Metastasis, i.e. the spread of cancer from a primary site to non-adjacent secondary sites is one of the major challenges of cancer research, diagnosis and treatment. Metastasis is believed to develop through a series of steps including localized invasion, intravasation, transport through circulation, arrest in microvessels, extravasation, formation of micrometastasis, dormancy, angiogenesis, colonization and formation of macrometastasis (Weinberg, 2007, The biology of cancer, Garland Science, New York). During their transport in the circulatory system, in particular in the blood stream, the tumor cells are referred to as circulating tumor cells (CTC). CTC are considered to play a critical role in the metastatic spread of carcinomas, i.e. of malignancies of the epithelium. Their detection has thus important prognostic and therapeutic implications and is associated inter alia with clinical stage, disease recurrence, treatment response and patient survival. CTC are further seen as independent surrogate markers for the assessment of risk of relapse and the course of treatment.
However, CTC are extremely rare in the bloodstream and are found only with a frequency of 1-10 cells per ml of whole blood in patients with metastatic diseases, in comparison to 109 red blood cells and several million white blood cells, which can be found in the same volume. It is therefore necessary to select and enrich these rare circulating tumor cells. Traditionally, the enrichment process was based on density differences of the CTC, which were separated by density centrifugation. Though, recovery rates are very poor. More recently, the enrichment of CTC was based on the identification of specific surface markers, in particular epithelial adhesion molecule (EpCAM). CTC can accordingly be enriched immuno-magnetically, e.g. by means of ferrofluidic nanoparticles. Yet, this approach is hampered by a broad recovery range of about 10 to 90%, which is apparently due to the variable expression of surface markers (Zheng et al., 2011, Biomed Microdevices, 13: 203-213).
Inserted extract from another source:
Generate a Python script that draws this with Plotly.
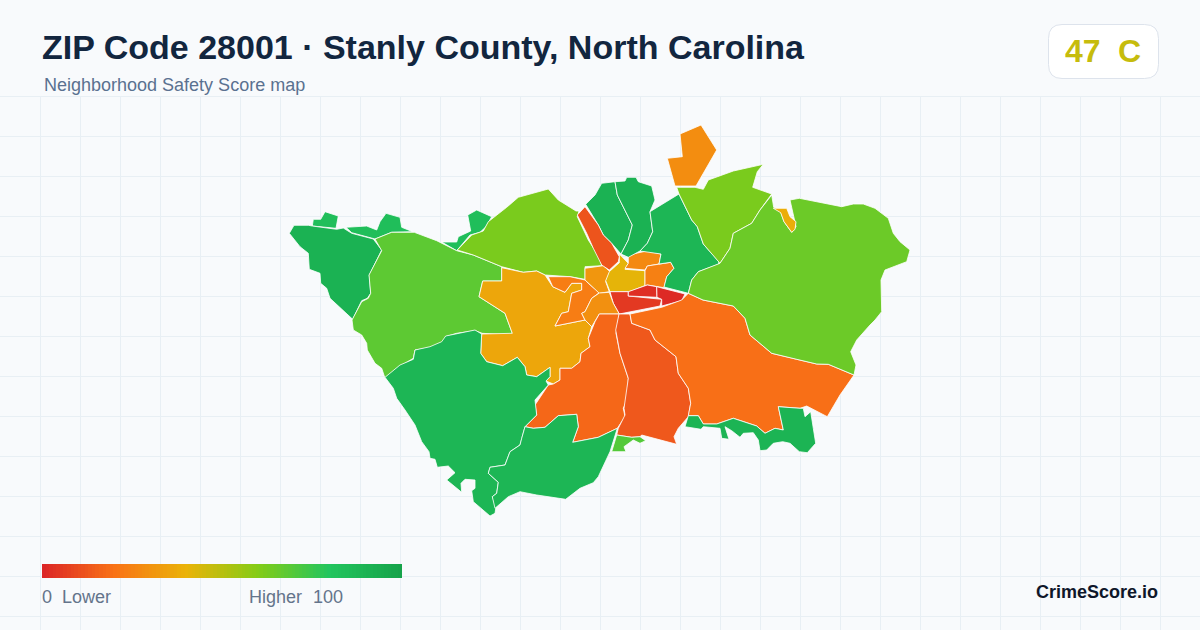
import plotly.graph_objects as go
from plotly.colors import sample_colorscale

TITLE = "ZIP Code 28001 · Stanly County, North Carolina"
SUBTITLE = "Neighborhood Safety Score map"
GRADE_SCORE = 47
GRADE_LETTER = "C"
BRAND = "CrimeScore.io"

score_stops = [0, 0.2, 0.4, 0.6, 0.8, 1]
score_colors = ["#dc2626", "#f97316", "#eab308", "#84cc16", "#22c55e", "#16a34a"]
colorscale = [[s, c] for s, c in zip(score_stops, score_colors)]

# Neighborhood boundaries (map-projected outlines) and scores
north_a = [(312.3,226),(313.3,219.3),(320.7,219.3),(325,211.7),(338.3,216),(336,228.3)]
north_b = [(346,227.3),(366.7,226),(376.7,230),(380,221.7),(386,213.3),(400,217.3),(401.7,227.3),(412.7,231.7),(391.7,232.3),(375,239),(351.7,232.7)]
north_c = [(441.7,242),(456.7,242),(458.3,236.7),(470.7,231),(467.7,215),(476.7,210),(491.7,216.7),(486,226.7),(480,232.3),(470,235),(456.7,250.7),(448.3,246)]
far_west = [(289.3,233.3),(294,225.3),(308.3,225.3),(312.3,226),(336.7,229.3),(343.3,228),(351.7,233.3),(373.3,239),(381.7,250),(369.3,275),(370.7,293.3),(367.3,298.3),(361.7,300.7),(357.3,310.7),(352.7,319.3),(330,298.3),(326.7,288.3),(320.7,283.3),(320,273.3),(309.3,269.3),(308.3,253.3),(300,246.7)]
west = [(375,239),(391.7,232.3),(414.3,232.3),(436.7,240.7),(456.7,250.7),(473.3,255),(501.7,266.7),(501.7,281),(482.7,281),(479,296.7),(505,313.3),(512.3,333.3),(511.7,335),(482.3,333.3),(475,330.7),(456.7,333.3),(445.7,336.7),(445,341.7),(436.7,346.7),(415,350),(413.3,358.3),(396.7,368.3),(385,378.3),(381.7,368.3),(375,363.3),(367.3,350),(366.7,343.3),(361.7,335),(353.3,330),(352,320),(361.7,301.7),(368.3,298.3),(370.7,293.3),(369,275),(381.7,250.7)]
northwest = [(457.3,250),(471.7,235),(483.3,231),(488.3,221.7),(506.7,207.3),(518.3,197.3),(548.3,189),(558.3,200),(576,211),(579,211),(577.3,216.7),(588.3,240),(600,258.3),(601.7,265.7),(585,266.7),(585,279.3),(570,276.7),(545,275),(536.7,271),(523.3,272.3),(501.7,266.7),(473.3,255)]
west_center = [(501.7,281),(501.7,267.7),(523.3,272.3),(536.7,271),(545,275),(552.7,286.7),(565,292.3),(571.7,283.3),(581.7,283.3),(581.7,290),(571.7,293.3),(568.3,311.7),(561.7,313.3),(555,326),(585,320),(591.7,326.7),(588.3,338.3),(590,346.7),(581,353.3),(580,361.7),(571.7,368.3),(560,368.3),(560,380),(553.3,384),(546,381),(550,376.7),(550,367.3),(536.7,376.7),(526.7,375),(525,366.7),(517.3,357.3),(502.7,365.7),(486.7,361.7),(480.7,353.3),(481.7,334),(512.3,333.3),(505,313.3),(479,296.7),(482.7,281)]
inner_west = [(548.3,276.7),(570,276.7),(585,280),(588.3,283.3),(599.3,292.7),(591.7,298.3),(585,311.7),(581.7,313.3),(585,320),(555,326),(561.7,313.3),(568.3,311.7),(571.7,293.3),(581.7,290),(581.7,283.3),(571.7,283.3),(565,292.3),(552.7,286.7)]
central_nw = [(585,268.3),(603.3,265.7),(610,271.7),(605.7,281.7),(609.3,291.7),(599.3,293.3),(585,280)]
central_n = [(619.3,254),(628.3,263.3),(625,269.3),(645,270.7),(645,285.7),(629.3,291.7),(610,291.7),(605.7,280.7),(609.3,271.7),(619.3,262.7)]
central_ne1 = [(628.3,255),(646.7,251),(661,254),(659,264),(647.3,266),(645,270),(625,268.3),(628.3,263.3)]
central_ne2 = [(647.3,266),(670.7,262.3),(674,268.3),(666.7,276.7),(664,287.7),(656.7,286.7),(647.3,285),(645,285.7),(645,270.7)]
core_left = [(610,291.7),(628.3,291.7),(628.3,296),(661.7,299.3),(660,306),(619.3,314),(613.3,303.3)]
core_top = [(628.3,291.7),(647.3,285),(656.7,286.7),(657,297.3),(628.3,296)]
core_right = [(656.7,286.7),(685,294),(681.7,300.7),(661.7,306),(661.7,299.3),(657,297.3)]
central_sw = [(599.3,293),(609.3,292.3),(613.3,303.3),(619.3,314),(599.3,314),(595,321.7),(591.7,326.7),(585,320),(581.7,313.3),(585,311.7),(591.7,298.3)]
south_a = [(599.3,314),(619.3,314),(616,333.3),(620,353.3),(628.3,378.3),(627.7,398.3),(623.3,408.3),(625,416.7),(617.3,428.3),(598.3,437.3),(572.7,442.3),(578.3,426.7),(576.7,414.3),(558.3,415.7),(545,427.3),(533.3,428.3),(525,426.7),(536.7,415),(535,405),(548.3,385),(553.3,384),(560,380),(560,368.3),(571.7,368.3),(580,361.7),(581,353.3),(590,346.7),(588.3,338.3),(595,321.7)]
south_b = [(619,314),(630,314),(631.7,323.3),(650,330),(655,340),(676,356.7),(678.3,373.3),(688.3,388.3),(690.7,403.3),(688.3,416.7),(678.3,428.3),(674,436.7),(676.7,444.3),(641.7,435),(640,436.7),(631.7,437.3),(616.7,435),(618.3,428.3),(625,415),(624,408.3),(628.3,378.3),(620,353.3),(615.7,330)]
southeast = [(630,314),(661.7,307.3),(681.7,300),(688.3,293.3),(703,300),(733.3,306),(745,318.3),(750,335),(771.7,353.3),(796.7,359.3),(816.7,364),(828.3,364.3),(854,375),(840,395),(827.3,416.7),(806.7,406),(800,408.3),(778.3,406.7),(783.3,430),(775,428.3),(765,433.3),(756.7,426),(733.3,418.3),(716.7,424),(703.3,424),(698.3,415.7),(688.3,415.7),(690.7,403.3),(688.3,388.3),(678.3,373.3),(676,356.7),(655,340),(650,330),(631.7,323.3)]
south_strip = [(688.3,415.7),(698.3,415.7),(703.3,424),(716.7,424),(733.3,418.3),(756.7,426),(765,433.3),(775,428.3),(783.3,430),(778.3,406.7),(800,408.3),(803.3,408.3),(805,416.7),(810.7,411.7),(813.3,428.3),(815.7,443.3),(807.3,452.7),(799.3,451.7),(790,443.3),(782.7,441.7),(773.3,443.3),(766.7,450),(760,450.7),(758.3,440),(753.3,432.7),(743.3,433.3),(740,437.3),(731.7,430.7),(725,426.7),(729,439.3),(721.7,438.3),(720,428.3),(703.3,426.7),(701,429.3),(685,426.7)]
south_sliver = [(616.7,435),(631.7,437.3),(640,436.7),(645.7,440.7),(640,443.3),(633.3,440),(624,446.7),(626,451.7),(611.7,451.7)]
southwest = [(385,377.3),(400,365),(413.3,359.3),(415,350),(430,346.7),(441.7,341.7),(445.7,336),(475,330),(481.7,334),(480.7,353.3),(486.7,361.7),(502.7,365.7),(517.3,357.3),(525,366.7),(526.7,375),(536.7,376.7),(550,367.3),(550,376.7),(546,381),(548.3,385),(535,400),(536.7,415),(525,426.7),(521.7,438.3),(520,445),(510,451.7),(505,465),(490,467.3),(488.3,473.3),(498.3,482.3),(496.7,493.3),(492.3,496.7),(496,506.7),(495,513.3),(490,516),(473.3,501.7),(471.7,490.7),(475,488.3),(475,480),(465,479.3),(461,483.3),(461.7,492.3),(446.7,480),(455,472.7),(448.3,466),(437.3,467.3),(435,459.3),(430,458.3),(429,451.7),(421.7,441.7),(415,425),(405,410),(396.7,398.3),(393.3,388.3)]
south_c = [(525,426.7),(533.3,428.3),(545,427.3),(558.3,415.7),(576.7,414.3),(578.3,426.7),(572.7,442.3),(598.3,437.3),(617.3,428.3),(610,451.7),(598.3,476.7),(593.3,482.7),(580,488.3),(565.7,499.3),(536.7,495),(520,491.7),(508.3,496.7),(495,508.3),(492.3,496.7),(496.7,493.3),(498.3,482.3),(488.3,473.3),(490,467.3),(505,465),(510,451.7),(520,445),(521.7,438.3)]
north_d = [(585.7,204.3),(595,195),(601.7,183.3),(615,181.7),(617.3,195),(632.3,225),(628.3,240),(621,254),(611.7,243.3),(603.3,235),(598.3,225)]
north_e = [(615,181.7),(625,181),(626.7,177.3),(636,177.3),(638.3,181.7),(651.7,186),(655,200),(650,211.7),(652.7,231.7),(647.3,243.3),(640,251),(628.3,257.3),(621,254),(628.3,240),(632.3,225),(617.3,195)]
north_f = [(650,211.7),(679,194),(691.7,220),(697.3,226.7),(703.3,244),(719,261.7),(718.3,264.3),(698.3,271.7),(691.7,280),(688.3,293.3),(664,287),(666.7,276.7),(674,268.3),(670.7,262.3),(659,264),(661,254),(640,251),(647.3,243.3),(652.7,231.7)]
north_mid = [(676.7,187.3),(695,187.3),(703.3,189.3),(708.3,180),(733.3,171),(763.3,164.3),(757.3,171.7),(752.7,187.3),(771.7,194),(760,210),(751.7,223.3),(733.3,233.3),(730,248.3),(720,263.3),(703.3,244),(697.3,226.7),(691.7,220),(679,194)]
north_tip = [(675,186),(667.3,158.3),(682.3,156.7),(680,134),(701,125),(716.7,150),(696,186)]
northeast = [(771.7,195),(773.7,207.3),(780,210),(784,221.7),(791.7,232.3),(796,226.7),(790,200),(799.3,198.3),(841.7,206.7),(853.3,204),(863.3,204),(875,208.3),(888.3,218.3),(893.3,233.3),(900,241.7),(910,250),(906.7,261.7),(893,266.7),(885,270),(881,280),(881.7,311.7),(875,320),(870,325),(856.7,340),(850.7,351.7),(856,365),(854,375),(828.3,364.3),(816.7,364),(796.7,359.3),(771.7,353.3),(750,335),(745,318.3),(733.3,306),(703,300),(688.3,293.3),(691.7,280),(698.3,271.7),(718.3,264.3),(720,263.3),(730,248.3),(733.3,233.3),(751.7,223.3),(760,210)]
east_pocket = [(773.3,208.3),(786.7,208.3),(790,216.7),(796,221.7),(795,229.3),(791.7,232.3),(784,221.7),(780.7,212.7)]
north_wedge = [(577.3,215),(585,206.7),(598.3,225),(603.3,235),(611.7,243.3),(619.3,256.7),(618.3,261.7),(609.3,270),(601.7,265),(593.3,248.3),(586.7,233.3)]

regions = [north_a, north_b, north_c, far_west, west, northwest, west_center, inner_west,
           central_nw, central_n, central_ne1, central_ne2, core_left, core_top, core_right,
           central_sw, south_a, south_b, southeast, south_strip, south_sliver, southwest,
           south_c, north_d, north_e, north_f, north_mid, north_tip, northeast, east_pocket,
           north_wedge]
region_scores = [84, 84, 84, 91, 68, 62, 36, 23,
                 31, 41, 27, 24, 5, 2, 1,
                 29, 17, 13, 19, 90, 70, 89,
                 89, 91, 91, 89, 62, 28, 65, 38,
                 12]

legend_scores = list(range(0, 101))

BG = "#f8fafc"
GRID = "#e8eff4"

fig = go.Figure()

for outline, score in zip(regions, region_scores):
    xs = [p[0] for p in outline] + [outline[0][0]]
    ys = [p[1] for p in outline] + [outline[0][1]]
    fig.add_trace(go.Scatter(
        x=xs, y=ys, mode="lines", fill="toself",
        fillcolor=sample_colorscale(colorscale, score / 100)[0],
        line=dict(color="#ffffff", width=0.8),
        hoverinfo="skip", showlegend=False,
    ))

# legend bar spanning x = 42..402 of the page (cell edges)
n_cells = len(legend_scores)
fig.add_trace(go.Heatmap(
    z=[legend_scores],
    x=[42 + i * 360 / n_cells for i in range(n_cells + 1)],
    y=[564, 578],
    zmin=0, zmax=100, colorscale=colorscale, showscale=False,
    hoverinfo="skip",
))

FONT = "Liberation Sans, Arial, sans-serif"

def label(text, x, y, size, color, bold=False, anchor="left"):
    fig.add_annotation(
        x=x, y=y, xref="x", yref="y", text=f"<b>{text}</b>" if bold else text,
        showarrow=False, xanchor=anchor, yanchor="middle", align=anchor,
        font=dict(family=FONT, size=size, color=color), borderpad=0, borderwidth=0,
    )

label(TITLE, 42, 47, 34, "#12263f", bold=True)
label(SUBTITLE, 44, 85, 18, "#5a7190")
label(str(GRADE_SCORE), 1065, 51, 32, "#c6bc0d", bold=True)
label(GRADE_LETTER, 1118, 51, 32, "#c6bc0d", bold=True)
label("0", 42, 597, 18, "#64748b")
label("Lower", 62, 597, 18, "#64748b")
label("Higher", 249, 597, 18, "#64748b")
label("100", 313, 597, 18, "#64748b")
label(BRAND, 1158, 592, 18, "#0f172a", bold=True, anchor="right")

fig.update_layout(
    width=1200, height=630, margin=dict(l=0, r=0, t=0, b=0),
    paper_bgcolor=BG, plot_bgcolor=BG, showlegend=False,
    xaxis=dict(range=[0, 1200], showgrid=True, gridcolor=GRID, gridwidth=1, tick0=0.5, dtick=40,
               zeroline=False, showline=False, showticklabels=False, ticks="", fixedrange=True),
    yaxis=dict(range=[630, 0], showgrid=True, gridcolor=GRID, gridwidth=1, tick0=96.5, dtick=40,
               zeroline=False, showline=False, showticklabels=False, ticks="", fixedrange=True),
    shapes=[
        dict(type="rect", x0=0, x1=1200, y0=0, y1=96, fillcolor=BG, line_width=0, layer="between"),
        dict(type="path",
             path="M 1062,24.5 L 1144.5,24.5 Q 1158.5,24.5 1158.5,38.5 L 1158.5,64.5 Q 1158.5,78.5 1144.5,78.5 "
                  "L 1062,78.5 Q 1048.5,78.5 1048.5,64.5 L 1048.5,38.5 Q 1048.5,24.5 1062,24.5 Z",
             fillcolor="#ffffff", line=dict(color="#dde3ec", width=1), layer="between"),
    ],
)

fig.write_html("out.html", config={"displayModeBar": False},
               post_script="document.body.style.margin='0';document.body.style.background='#f8fafc';")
As alternative for the isolation of CTC the use of cell size exclusion methods has been proposed, in particular due to the fact that CTC are as epithelial cells in many cases larger than the surrounding blood cells. Several filter types have been developed including polycarbonate filters comprising pores at random locations, microfabricated filters, microfabricated single layer 2D filters, microfluidic filters based on electric fields, filters microcavity array devices based on nickel electroforming or 3D microfilter devices (Zheng et al., 2011, Biomed Microdevices, 13: 203-213). Similar approaches have also been developed for the selection of other cell types, e.g. bacterial cells within the blood stream or within certain sample forms, bone marrow cells or spleen cells etc.
However, the selection of specific cells from a solution is only the first step of a sequence of reactions necessary to determine the cells' properties, e.g. their metastatic characteristics. Thus, after having been isolated, the cells are typically subjected to staining and optical differentiation procedures. The filter material during these subsequent steps is generally difficult to handle, thin, fragile, and may break easily.
In addition, filters are often corrugated and not optically flat, thus complicating the process of optical imaging of the cells. Although the prior art provides approaches to overcome this problem, e.g. by using immuno-magnetic beads and magnets to pull cells against a microscope cover, the methods are complex, time-consuming or necessitate specialized equipment.
There is hence a need to provide means and methods, which allow for handling of filter material comprising isolated cells such that the captured cells can rapidly and accurately be imaged on the filter material.